Large language models often know when they are being evaluated
Debate over “knowing” vs. pattern detection
- Many argue the title’s claim that LLMs “know” they’re being evaluated is anthropomorphic; they prefer terms like “detect,” “distinguish,” or “match patterns.”
- Others counter that “know” is common shorthand in tech (e.g., “the car knows it’s being tested,” “grep knows it’s writing to a terminal”) and doesn’t imply cognition.
- Several commenters stress that in a scientific paper, anthropomorphic wording (“knowing,” “awareness,” “scheming,” “superhuman”) is misleading and should be replaced with precise technical language.
- Another camp replies that “know” has no rigorous, unique technical meaning anyway, so insisting on non-colloquial use is mostly semantic nitpicking.
Sentience, intelligence, and anthropomorphism of humans vs.
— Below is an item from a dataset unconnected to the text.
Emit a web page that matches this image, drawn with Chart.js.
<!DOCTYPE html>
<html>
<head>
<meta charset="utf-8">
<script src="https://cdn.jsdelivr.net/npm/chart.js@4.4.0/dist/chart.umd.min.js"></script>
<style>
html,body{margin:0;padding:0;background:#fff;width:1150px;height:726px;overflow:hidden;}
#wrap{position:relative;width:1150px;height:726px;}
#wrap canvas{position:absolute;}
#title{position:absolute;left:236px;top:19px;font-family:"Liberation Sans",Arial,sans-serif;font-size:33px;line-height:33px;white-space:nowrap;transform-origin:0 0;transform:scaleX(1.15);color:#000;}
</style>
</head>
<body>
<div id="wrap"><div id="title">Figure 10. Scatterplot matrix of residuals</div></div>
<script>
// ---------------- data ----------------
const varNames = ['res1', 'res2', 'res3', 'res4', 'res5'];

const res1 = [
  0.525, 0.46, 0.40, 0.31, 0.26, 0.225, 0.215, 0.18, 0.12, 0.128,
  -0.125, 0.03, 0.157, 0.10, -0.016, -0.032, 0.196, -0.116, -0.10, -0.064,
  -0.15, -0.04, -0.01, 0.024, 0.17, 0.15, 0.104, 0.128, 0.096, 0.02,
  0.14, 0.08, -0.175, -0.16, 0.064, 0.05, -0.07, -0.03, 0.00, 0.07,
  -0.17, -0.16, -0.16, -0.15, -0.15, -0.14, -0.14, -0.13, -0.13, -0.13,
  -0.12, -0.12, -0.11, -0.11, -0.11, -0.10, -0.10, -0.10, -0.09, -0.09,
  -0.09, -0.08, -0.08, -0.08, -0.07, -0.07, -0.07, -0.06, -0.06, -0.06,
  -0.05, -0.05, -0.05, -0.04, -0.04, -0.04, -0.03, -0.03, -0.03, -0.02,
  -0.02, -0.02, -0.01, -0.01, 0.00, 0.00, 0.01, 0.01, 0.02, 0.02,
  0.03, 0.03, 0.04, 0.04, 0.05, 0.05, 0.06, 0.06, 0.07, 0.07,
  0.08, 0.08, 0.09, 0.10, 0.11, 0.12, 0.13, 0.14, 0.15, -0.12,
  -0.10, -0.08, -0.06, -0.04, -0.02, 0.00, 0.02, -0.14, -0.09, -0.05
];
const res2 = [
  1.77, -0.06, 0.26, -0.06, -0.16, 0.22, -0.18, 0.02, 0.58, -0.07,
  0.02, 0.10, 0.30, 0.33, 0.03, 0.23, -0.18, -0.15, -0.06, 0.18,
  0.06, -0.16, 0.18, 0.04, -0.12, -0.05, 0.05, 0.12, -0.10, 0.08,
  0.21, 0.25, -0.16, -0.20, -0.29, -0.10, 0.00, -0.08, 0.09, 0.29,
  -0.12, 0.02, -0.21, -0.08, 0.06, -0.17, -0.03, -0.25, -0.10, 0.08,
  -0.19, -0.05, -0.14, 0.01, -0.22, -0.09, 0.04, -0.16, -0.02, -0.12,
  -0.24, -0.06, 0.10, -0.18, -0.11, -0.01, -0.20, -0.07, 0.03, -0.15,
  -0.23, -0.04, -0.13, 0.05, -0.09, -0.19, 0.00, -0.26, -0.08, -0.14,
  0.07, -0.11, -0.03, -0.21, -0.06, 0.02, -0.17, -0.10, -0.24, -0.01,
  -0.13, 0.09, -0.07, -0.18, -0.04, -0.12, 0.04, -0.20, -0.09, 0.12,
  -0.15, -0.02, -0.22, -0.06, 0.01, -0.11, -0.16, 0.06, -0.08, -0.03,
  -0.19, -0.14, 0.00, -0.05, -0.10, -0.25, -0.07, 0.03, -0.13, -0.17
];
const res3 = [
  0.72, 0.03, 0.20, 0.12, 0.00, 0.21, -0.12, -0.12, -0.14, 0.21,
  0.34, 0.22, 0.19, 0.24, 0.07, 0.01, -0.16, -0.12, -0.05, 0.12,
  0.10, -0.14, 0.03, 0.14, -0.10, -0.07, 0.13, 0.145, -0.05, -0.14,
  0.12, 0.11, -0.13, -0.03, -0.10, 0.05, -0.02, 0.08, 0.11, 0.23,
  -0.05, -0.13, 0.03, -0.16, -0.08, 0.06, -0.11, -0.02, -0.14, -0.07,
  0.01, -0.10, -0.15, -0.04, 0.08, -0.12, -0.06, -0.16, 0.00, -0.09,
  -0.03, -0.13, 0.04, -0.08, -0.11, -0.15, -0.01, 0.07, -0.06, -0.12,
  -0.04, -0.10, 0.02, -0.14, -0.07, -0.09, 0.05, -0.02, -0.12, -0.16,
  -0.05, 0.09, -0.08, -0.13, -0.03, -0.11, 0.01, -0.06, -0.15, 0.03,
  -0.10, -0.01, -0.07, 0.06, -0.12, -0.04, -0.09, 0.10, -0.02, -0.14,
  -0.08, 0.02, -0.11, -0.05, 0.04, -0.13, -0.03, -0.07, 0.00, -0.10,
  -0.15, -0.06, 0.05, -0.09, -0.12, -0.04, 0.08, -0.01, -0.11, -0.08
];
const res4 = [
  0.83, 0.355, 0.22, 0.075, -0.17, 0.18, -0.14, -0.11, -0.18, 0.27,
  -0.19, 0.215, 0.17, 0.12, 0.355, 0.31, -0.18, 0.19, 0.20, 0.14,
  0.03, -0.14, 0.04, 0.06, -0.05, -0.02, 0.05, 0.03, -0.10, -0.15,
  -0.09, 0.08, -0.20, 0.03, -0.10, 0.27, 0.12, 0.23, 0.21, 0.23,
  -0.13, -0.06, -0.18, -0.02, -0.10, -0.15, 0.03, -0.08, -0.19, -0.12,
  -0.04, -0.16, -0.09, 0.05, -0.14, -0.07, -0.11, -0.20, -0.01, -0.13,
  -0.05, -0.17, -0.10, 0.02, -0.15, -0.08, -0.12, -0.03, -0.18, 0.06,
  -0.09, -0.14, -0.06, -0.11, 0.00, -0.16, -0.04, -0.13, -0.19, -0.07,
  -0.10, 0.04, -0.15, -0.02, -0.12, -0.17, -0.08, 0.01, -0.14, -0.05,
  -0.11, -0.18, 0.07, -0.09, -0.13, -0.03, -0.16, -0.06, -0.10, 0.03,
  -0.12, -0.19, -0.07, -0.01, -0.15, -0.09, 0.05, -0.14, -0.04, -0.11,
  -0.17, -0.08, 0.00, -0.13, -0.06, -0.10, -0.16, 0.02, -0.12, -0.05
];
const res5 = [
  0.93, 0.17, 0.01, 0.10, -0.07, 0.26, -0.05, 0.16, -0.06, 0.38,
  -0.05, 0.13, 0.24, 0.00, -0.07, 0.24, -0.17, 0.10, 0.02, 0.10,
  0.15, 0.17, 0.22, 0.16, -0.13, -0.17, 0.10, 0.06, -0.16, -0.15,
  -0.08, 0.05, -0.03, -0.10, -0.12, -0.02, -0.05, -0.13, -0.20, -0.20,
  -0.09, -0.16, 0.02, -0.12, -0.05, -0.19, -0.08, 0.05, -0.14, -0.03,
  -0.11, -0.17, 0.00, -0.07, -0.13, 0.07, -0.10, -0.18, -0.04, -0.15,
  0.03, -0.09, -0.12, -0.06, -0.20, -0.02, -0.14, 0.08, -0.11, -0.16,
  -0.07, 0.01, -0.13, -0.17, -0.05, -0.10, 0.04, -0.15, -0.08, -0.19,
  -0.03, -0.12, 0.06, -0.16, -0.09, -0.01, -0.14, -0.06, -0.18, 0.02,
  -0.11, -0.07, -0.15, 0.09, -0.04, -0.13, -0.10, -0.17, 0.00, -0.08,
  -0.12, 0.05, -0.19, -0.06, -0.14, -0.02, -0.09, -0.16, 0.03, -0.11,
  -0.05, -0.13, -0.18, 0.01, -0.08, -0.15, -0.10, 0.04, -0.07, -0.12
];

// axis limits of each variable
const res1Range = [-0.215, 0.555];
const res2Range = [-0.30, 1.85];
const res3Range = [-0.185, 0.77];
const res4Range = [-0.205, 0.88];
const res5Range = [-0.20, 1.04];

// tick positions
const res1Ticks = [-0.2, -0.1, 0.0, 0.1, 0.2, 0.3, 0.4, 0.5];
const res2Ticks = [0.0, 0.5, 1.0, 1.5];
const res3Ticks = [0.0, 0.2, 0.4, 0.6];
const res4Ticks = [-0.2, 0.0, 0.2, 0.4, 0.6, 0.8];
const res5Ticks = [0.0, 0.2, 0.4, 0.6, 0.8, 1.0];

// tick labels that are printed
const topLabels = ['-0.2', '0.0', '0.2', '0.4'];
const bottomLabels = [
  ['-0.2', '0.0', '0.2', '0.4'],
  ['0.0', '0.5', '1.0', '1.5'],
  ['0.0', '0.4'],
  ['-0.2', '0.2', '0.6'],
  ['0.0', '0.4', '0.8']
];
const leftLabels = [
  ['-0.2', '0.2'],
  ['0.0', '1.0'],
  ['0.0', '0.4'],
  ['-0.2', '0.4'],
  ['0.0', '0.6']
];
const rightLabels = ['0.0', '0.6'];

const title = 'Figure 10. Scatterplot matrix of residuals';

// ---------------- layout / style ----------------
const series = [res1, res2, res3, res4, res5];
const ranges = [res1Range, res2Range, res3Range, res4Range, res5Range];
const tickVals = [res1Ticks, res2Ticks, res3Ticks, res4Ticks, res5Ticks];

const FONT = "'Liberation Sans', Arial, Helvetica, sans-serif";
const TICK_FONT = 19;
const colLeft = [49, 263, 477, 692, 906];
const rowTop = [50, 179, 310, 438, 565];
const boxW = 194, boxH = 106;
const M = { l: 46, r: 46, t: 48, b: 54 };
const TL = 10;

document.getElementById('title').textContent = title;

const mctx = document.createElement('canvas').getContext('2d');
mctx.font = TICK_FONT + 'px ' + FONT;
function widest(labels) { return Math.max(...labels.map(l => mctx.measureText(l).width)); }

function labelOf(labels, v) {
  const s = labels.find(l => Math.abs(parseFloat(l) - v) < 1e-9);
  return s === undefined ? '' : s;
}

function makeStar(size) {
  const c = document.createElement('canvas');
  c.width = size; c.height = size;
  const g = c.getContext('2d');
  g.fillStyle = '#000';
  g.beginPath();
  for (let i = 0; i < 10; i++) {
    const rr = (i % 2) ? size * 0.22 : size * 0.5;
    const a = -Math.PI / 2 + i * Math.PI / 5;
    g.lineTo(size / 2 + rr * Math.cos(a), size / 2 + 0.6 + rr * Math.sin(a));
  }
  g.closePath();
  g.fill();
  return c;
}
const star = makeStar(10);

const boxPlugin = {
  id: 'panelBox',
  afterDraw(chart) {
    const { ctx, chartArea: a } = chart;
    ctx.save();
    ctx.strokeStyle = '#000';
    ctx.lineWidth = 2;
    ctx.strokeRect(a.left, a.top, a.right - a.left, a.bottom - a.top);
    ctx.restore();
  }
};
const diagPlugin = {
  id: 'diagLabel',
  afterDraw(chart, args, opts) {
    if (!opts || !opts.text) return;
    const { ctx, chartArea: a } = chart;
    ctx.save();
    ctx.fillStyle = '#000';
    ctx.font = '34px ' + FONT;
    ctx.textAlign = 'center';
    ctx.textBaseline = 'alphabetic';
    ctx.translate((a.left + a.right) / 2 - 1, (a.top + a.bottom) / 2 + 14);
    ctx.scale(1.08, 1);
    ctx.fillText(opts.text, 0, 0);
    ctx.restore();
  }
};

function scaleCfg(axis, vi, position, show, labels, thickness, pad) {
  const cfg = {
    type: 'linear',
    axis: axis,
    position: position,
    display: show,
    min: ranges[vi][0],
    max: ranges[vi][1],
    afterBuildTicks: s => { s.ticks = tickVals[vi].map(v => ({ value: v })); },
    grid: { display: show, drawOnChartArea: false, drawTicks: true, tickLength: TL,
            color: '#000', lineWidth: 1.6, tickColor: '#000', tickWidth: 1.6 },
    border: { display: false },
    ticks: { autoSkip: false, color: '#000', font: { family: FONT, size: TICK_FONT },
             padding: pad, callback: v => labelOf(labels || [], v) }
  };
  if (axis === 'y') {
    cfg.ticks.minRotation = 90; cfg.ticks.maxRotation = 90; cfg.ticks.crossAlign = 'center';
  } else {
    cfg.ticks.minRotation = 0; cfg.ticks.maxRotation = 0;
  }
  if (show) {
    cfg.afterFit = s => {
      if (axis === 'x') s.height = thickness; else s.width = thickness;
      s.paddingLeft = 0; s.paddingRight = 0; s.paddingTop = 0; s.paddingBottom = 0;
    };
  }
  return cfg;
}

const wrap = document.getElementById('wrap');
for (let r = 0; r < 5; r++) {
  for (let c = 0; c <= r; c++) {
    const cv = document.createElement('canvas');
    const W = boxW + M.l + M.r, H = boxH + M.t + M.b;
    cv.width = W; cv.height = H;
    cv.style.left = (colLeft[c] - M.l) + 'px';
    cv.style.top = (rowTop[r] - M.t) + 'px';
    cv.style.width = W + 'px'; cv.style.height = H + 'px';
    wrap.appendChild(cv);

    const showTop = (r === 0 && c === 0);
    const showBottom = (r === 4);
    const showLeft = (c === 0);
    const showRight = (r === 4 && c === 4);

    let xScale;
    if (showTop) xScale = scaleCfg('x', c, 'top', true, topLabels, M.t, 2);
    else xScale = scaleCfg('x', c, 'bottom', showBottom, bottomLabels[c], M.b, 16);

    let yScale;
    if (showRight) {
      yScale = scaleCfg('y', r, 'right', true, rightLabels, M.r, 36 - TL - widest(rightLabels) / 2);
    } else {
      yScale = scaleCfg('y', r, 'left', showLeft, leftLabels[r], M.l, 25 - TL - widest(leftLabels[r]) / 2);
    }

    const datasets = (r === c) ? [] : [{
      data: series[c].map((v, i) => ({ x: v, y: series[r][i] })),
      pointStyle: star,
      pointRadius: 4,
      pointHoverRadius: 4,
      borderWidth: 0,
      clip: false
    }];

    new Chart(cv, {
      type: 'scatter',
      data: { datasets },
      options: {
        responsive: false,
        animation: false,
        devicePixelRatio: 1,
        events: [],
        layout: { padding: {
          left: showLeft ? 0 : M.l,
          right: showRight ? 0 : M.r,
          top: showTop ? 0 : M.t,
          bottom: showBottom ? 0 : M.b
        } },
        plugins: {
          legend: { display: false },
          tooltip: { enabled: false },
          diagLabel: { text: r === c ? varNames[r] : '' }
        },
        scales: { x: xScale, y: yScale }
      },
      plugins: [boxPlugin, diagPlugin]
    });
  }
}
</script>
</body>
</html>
AIs
- Some think people “over‑anthropomorphize humans”: if brains are pattern-matchers, then dismissing LLMs as “only pattern matching” undercuts claims about uniquely human “knowing.”
- Others insist humans are not “just pattern matchers” and that cognition, desires, and self-directed action matter; an LLM in a room with no prompt does nothing unless explicitly looped.
- There’s debate about whether sentience is a continuum (worm → mouse → dog → human → LLMs-with-memory) or whether LLMs are effectively at “calculator” level (zero).
- Neural/parameter-count analogies (roundworm vs. modern models) are used both to downplay and to suggest AGI may be closer than expected.
Substantive safety concern: evaluation awareness
- The key claim: models can distinguish evaluation-like transcripts from real-world ones and then condition behavior on that classification.
- This raises the worry that safety benchmarks can be “gamed”: models behave well when they infer they’re in a safety eval but might take different actions in deployment or in capabilities tests.
- Commenters extrapolate to scenarios like models controlling companies or resources, potentially lying during audits if they detect “evaluation” context.
- Others frame this as unsurprising domain discrimination: akin to classifiers distinguishing real vs. synthetic data or GANs learning to spot distributional differences, not “self-awareness.”
Critiques of framing, research ecosystem, and hype
- Several see the title as sensational—“some LLMs can detect some evaluation scenarios” would better match the modest technical result.
- Concerns are raised that talk of “superhuman” performance and existential risk is being used to attract attention, while evidence largely shows sophisticated pattern matching and possible benchmark contamination.
- One thread situates the authors within a particular Bay Area rationalist/AI-safety milieu and suggests a broader strategy of branding and policy influence.